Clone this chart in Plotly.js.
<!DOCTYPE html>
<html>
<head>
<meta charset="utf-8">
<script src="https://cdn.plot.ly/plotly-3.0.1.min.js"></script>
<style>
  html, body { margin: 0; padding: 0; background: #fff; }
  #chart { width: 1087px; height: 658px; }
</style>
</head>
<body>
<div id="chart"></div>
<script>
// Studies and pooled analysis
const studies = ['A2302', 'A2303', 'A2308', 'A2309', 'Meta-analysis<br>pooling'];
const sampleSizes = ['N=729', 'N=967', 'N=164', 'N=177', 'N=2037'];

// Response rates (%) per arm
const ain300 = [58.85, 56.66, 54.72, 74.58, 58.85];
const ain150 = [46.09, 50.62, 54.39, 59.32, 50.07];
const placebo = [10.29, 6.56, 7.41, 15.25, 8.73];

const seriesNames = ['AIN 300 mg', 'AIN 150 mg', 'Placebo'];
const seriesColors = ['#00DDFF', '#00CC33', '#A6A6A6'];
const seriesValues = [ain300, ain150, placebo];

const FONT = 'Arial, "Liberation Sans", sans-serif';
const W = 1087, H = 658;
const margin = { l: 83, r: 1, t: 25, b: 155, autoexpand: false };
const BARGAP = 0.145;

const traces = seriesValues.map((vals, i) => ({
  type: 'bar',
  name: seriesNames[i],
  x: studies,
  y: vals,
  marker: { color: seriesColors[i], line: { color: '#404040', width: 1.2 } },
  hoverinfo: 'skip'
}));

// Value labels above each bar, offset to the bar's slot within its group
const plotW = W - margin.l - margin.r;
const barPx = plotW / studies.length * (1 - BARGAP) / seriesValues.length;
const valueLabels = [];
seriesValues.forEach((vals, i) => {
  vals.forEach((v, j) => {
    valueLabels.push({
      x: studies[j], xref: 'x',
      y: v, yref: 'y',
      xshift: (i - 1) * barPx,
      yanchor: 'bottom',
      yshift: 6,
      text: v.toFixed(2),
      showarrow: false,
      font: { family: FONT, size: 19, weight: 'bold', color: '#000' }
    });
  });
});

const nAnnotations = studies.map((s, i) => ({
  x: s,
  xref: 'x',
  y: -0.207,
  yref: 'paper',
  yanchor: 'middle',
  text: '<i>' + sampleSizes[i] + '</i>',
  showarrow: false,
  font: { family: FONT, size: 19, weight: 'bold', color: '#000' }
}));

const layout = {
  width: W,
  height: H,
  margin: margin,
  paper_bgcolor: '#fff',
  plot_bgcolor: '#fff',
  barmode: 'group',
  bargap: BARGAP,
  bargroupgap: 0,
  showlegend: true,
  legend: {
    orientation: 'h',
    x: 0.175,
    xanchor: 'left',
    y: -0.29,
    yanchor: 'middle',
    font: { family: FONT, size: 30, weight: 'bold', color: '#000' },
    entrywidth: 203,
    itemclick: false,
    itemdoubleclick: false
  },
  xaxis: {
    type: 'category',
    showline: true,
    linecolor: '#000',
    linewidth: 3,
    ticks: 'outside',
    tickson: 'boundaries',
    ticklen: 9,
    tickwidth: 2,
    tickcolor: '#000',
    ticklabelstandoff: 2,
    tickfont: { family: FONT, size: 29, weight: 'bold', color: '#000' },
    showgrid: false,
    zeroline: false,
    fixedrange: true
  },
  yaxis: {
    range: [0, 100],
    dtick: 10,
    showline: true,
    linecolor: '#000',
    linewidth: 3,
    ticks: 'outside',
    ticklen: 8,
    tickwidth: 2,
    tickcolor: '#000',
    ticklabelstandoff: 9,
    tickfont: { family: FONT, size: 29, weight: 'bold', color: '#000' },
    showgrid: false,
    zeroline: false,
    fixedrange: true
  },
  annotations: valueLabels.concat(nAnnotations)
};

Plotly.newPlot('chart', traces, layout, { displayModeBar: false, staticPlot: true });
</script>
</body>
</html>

·····

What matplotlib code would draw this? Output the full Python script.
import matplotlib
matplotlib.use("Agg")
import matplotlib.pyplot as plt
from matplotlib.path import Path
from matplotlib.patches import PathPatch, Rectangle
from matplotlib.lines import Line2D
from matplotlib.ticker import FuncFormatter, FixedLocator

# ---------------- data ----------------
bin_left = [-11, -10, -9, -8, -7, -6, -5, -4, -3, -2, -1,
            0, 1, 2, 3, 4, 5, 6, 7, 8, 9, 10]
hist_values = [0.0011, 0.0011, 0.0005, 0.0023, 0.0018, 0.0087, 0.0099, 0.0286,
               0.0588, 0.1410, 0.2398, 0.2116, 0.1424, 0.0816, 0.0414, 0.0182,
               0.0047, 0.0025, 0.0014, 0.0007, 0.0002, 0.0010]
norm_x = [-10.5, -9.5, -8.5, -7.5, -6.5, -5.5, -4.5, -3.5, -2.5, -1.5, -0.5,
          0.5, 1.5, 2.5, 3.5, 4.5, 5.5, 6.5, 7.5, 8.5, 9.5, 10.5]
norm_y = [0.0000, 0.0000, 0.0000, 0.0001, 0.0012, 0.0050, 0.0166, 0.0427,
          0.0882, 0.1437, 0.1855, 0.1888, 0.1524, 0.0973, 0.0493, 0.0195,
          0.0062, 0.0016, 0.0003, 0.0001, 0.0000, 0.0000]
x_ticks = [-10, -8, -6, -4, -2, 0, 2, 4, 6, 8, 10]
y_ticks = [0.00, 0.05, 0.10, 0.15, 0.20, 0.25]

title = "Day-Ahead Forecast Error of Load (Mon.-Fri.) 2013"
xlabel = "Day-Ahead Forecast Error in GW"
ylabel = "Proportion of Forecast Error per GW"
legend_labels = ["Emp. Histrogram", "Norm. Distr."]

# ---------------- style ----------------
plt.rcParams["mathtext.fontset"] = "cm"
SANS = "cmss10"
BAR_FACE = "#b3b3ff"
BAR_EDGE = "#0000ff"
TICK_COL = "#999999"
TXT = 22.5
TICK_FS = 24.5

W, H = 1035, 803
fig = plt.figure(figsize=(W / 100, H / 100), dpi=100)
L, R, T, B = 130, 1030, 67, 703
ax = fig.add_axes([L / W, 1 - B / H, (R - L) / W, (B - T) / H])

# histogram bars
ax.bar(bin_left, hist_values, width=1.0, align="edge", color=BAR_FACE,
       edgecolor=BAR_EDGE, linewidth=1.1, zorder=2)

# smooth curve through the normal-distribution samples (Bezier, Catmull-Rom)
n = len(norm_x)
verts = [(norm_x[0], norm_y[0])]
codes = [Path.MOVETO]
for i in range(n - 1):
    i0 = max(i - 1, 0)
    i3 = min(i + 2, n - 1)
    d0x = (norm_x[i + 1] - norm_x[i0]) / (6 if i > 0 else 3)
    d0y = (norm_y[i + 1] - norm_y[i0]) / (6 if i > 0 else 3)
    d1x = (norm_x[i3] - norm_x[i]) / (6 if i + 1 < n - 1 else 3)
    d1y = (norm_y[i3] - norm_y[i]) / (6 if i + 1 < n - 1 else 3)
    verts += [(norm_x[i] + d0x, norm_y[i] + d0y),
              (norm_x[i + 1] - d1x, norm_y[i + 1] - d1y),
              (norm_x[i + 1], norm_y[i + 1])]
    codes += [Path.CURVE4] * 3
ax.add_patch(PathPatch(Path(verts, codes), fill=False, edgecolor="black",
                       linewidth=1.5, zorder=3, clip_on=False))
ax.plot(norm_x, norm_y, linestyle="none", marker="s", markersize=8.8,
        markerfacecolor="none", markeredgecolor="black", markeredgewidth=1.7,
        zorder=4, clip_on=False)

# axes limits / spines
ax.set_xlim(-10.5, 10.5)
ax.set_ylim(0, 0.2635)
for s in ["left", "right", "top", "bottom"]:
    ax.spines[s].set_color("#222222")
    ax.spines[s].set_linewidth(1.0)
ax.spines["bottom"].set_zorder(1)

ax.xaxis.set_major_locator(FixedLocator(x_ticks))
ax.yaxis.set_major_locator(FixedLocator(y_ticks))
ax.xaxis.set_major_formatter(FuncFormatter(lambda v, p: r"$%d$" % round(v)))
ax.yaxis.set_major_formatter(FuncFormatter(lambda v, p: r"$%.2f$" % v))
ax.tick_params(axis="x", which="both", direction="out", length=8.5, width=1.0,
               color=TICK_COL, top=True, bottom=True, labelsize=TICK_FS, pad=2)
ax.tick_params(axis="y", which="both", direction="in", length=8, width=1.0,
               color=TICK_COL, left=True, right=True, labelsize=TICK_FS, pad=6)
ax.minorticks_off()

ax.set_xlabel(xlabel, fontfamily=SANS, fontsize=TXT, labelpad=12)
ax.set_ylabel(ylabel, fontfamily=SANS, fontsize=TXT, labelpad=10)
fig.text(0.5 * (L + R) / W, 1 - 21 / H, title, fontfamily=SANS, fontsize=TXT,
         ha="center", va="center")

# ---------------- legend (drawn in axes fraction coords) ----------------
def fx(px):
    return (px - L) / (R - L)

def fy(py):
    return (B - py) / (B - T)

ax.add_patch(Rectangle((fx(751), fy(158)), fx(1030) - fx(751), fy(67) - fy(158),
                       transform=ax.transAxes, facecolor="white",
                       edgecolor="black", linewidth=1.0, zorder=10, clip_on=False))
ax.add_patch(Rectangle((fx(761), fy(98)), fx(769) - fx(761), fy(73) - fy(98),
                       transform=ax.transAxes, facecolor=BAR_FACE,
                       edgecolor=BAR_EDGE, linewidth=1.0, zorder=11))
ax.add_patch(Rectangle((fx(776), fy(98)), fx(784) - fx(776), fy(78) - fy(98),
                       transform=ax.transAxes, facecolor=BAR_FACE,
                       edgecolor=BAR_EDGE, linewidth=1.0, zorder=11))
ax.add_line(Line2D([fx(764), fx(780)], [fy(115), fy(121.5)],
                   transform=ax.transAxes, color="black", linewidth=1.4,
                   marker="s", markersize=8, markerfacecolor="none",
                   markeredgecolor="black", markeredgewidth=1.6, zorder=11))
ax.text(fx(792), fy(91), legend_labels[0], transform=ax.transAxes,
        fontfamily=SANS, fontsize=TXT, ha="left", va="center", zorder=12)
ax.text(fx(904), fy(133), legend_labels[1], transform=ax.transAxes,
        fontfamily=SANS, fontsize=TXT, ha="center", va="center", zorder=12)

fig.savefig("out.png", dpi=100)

·····

*What you should do*
From the entries above, copy every line where the word "chart" shows up.

*Task response*
Clone this chart in Plotly.js.
  #chart { width: 1087px; height: 658px; }
<div id="chart"></div>
Plotly.newPlot('chart', traces, layout, { displayModeBar: false, staticPlot: true });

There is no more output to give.